I had a similar experience to yours with my daughter when she was young. She is very strong-willed, independent, and confident. She was a great kid, except with her parents! Dr. Dobson's methods helped us to gain control of her, and consequently allowed her to gain control of herself. She is now a senior in college and a motivated, self-disciplined, caring young woman of whom my wife and I are quite proud.
Dobson's book "The Strong Willed Child" helped us tremendously. I can't repeat it all here, but can go through the high points.
Parental Authority must be respected.
Defiance and disrespect must be eliminated and your commands must be followed promptly and without question. It all starts from this. Once you give the command, it must be obeyed or consequences are applied. Don't "count to 3", or ask "how many times do I have to tell you to ...?". When you tell Jimmy to do something, if he doesn't comply immediately, apply a consequence.
Don't Act from Anger
Correction and consequences must be applied calmly and without anger. Ideally, they are applied before you get angry, but if that ship has sailed ... take a moment and calm yourself before applying punishment.
It's about BEHAVIOR
Don't try and manage thoughts and feelings, but expect the child to manage actions and behaviors. Don't punish your child for being angry; punish your child for hitting, for cruel words, or for a disrespectful tone.
Remember, what you are really teaching your child is self-control.
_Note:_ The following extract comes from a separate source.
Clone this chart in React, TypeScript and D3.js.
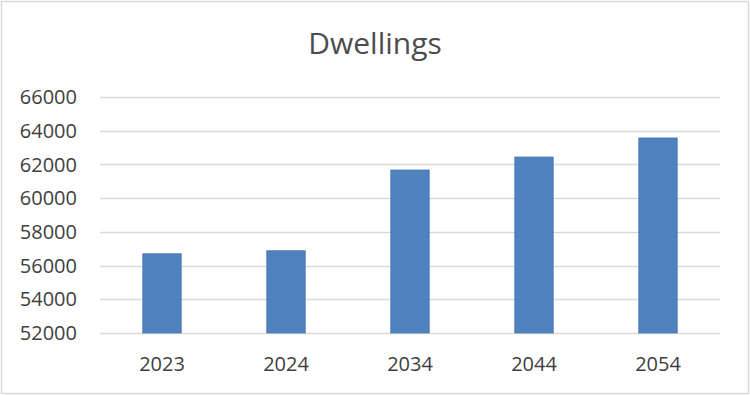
import React, { useEffect, useRef } from 'react';
import * as d3 from 'd3';

const years = ['2023', '2024', '2034', '2044', '2054'];
const dwellings = [56700, 56880, 61670, 62440, 63570];
const yTicks = [52000, 54000, 56000, 58000, 60000, 62000, 64000, 66000];

const W = 750;
const H = 395;
const margin = { top: 97, right: 30, bottom: 62, left: 100 };
const FONT = '"Open Sans", sans-serif';

export default function App() {
  const ref = useRef<SVGSVGElement>(null);

  useEffect(() => {
    const svg = d3.select(ref.current);
    svg.selectAll('*').remove();

    const innerW = W - margin.left - margin.right;
    const innerH = H - margin.top - margin.bottom;

    // chart frame
    svg.append('rect')
      .attr('x', 1.5).attr('y', 1.5)
      .attr('width', W - 3).attr('height', H - 3)
      .attr('fill', '#fff')
      .attr('stroke', '#d9d9d9')
      .attr('stroke-width', 1.5);

    svg.append('text')
      .attr('x', 375).attr('y', 54)
      .attr('text-anchor', 'middle')
      .attr('font-family', FONT)
      .attr('font-size', 30)
      .attr('fill', '#4d4d4d')
      .text('Dwellings');

    const x = d3.scaleBand().domain(years).range([0, innerW]).paddingInner(0.69).paddingOuter(0.345);
    const y = d3.scaleLinear().domain([52000, 66000]).range([innerH, 0]);

    const g = svg.append('g').attr('transform', `translate(${margin.left},${margin.top})`);

    // gridlines
    g.selectAll('.grid')
      .data(yTicks)
      .enter()
      .append('line')
      .attr('x1', 0).attr('x2', innerW)
      .attr('y1', (d) => Math.round(y(d)) + 0.5)
      .attr('y2', (d) => Math.round(y(d)) + 0.5)
      .attr('stroke', '#d9d9d9')
      .attr('stroke-width', 1.5);

    // y labels
    g.selectAll('.ylab')
      .data(yTicks)
      .enter()
      .append('text')
      .attr('x', -23)
      .attr('y', (d) => y(d))
      .attr('dy', '0.36em')
      .attr('text-anchor', 'end')
      .attr('font-family', FONT)
      .attr('font-size', 20)
      .attr('fill', '#404040')
      .text((d) => d);

    // bars
    g.selectAll('.bar')
      .data(dwellings)
      .enter()
      .append('rect')
      .attr('x', (d, i) => x(years[i]) as number)
      .attr('width', x.bandwidth())
      .attr('y', (d) => y(d))
      .attr('height', (d) => innerH - y(d))
      .attr('fill', '#4f81bd')
      .attr('stroke', '#4a7ab5')
      .attr('stroke-width', 0.8);

    // x labels
    g.selectAll('.xlab')
      .data(years)
      .enter()
      .append('text')
      .attr('x', (d) => (x(d) as number) + x.bandwidth() / 2)
      .attr('y', innerH + 38)
      .attr('text-anchor', 'middle')
      .attr('font-family', FONT)
      .attr('font-size', 20)
      .attr('fill', '#404040')
      .text((d) => d);
  }, []);

  return (
    <svg ref={ref} width={W} height={H} style={{ position: 'absolute', left: 0, top: 0 }} />
  );
}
Be Consistent and Predictable
The rules and expectations must be clear and known. When rules are broken or expectations not met, you must act quickly and consistently. The child should not be surprised when placed in the time out chair after yelling "NO", and it should happen every single time. Communicate with the child what the transgression was and what the consequence is.
All of this requires thought, discipline, and courage. You have to have standard consequences thought out in advance, particularly if you aren't going to use corporal punishment. Parents have to agree and act in support of one another. And parents have to be willing to sacrifice themselves.